Why does support vectors in SVM have alpha (Lagrangian multiplier) greater than zero?

Question

I understood the overall SVM algorithm consisting of Lagrangian Duality and all, but I am not able to understand why particularly the Lagrangian multiplier is greater than zero for support vectors.

Thank you.

Answer 1

This might be a late answer but I am putting my understanding here for other visitors.

Lagrangian multiplier, usually denoted by α is a vector of the weights of all the training points as support vectors.

Suppose there are m training examples. Then α is a vector of size m. Now focus on any ith element of α: α_i. It is clear that α_i captures the weight of the ith training example as a support vector. Higher value of α_i means that ith training example holds more importance as a support vector; something like if a prediction is to be made, then that ith training example will be more important in deriving the decision.

Now coming to the OP's concern:

I am not able to understand why particularly the Lagrangian multiplier is greater than zero for support vectors.

It is just a construct. When you say α_i=0, it is just that ith training example has zero weight as a support vector. You can instead also say that that ith example is not a support vector.

Side note: One of the KKT's conditions is the complementary slackness: α_ig_i(w)=0 for all i. For a support vector, it must lie on the margin which implies that g_i(w)=0. Now α_i can or cannot be zero; anyway it is satisfying the complementary slackness condition. For α_i=0, you can choose whether you want to call such points a support vector or not based on the discussion given above.
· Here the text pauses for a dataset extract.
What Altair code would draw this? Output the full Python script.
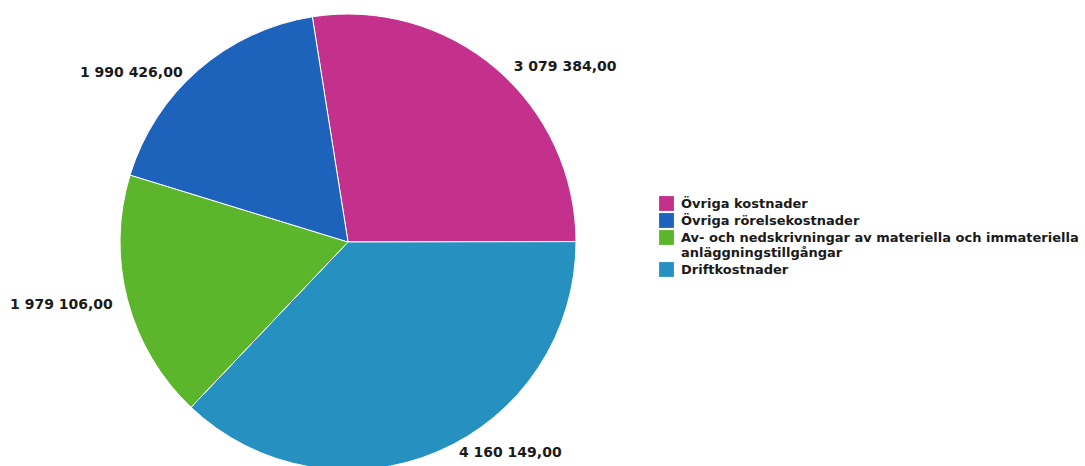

But for a non-support vector, α_i must be zero for satisfying the complementary slackness as g_i(w) is not zero.

Answer 2

I can't figure this out too...

If we take a simple example, say of 3 data points, 2 of positive class (yi=1): (1,2) (3,1) and one negative (yi=-1): (-1,-1) - and we calculate using Lagrange multipliers, we will get a perfect w (0.25,0.5) and b = -0.25, but one of our alphas was negative (a1 = 6/32, a2 = -1/32, a3 = 5/32).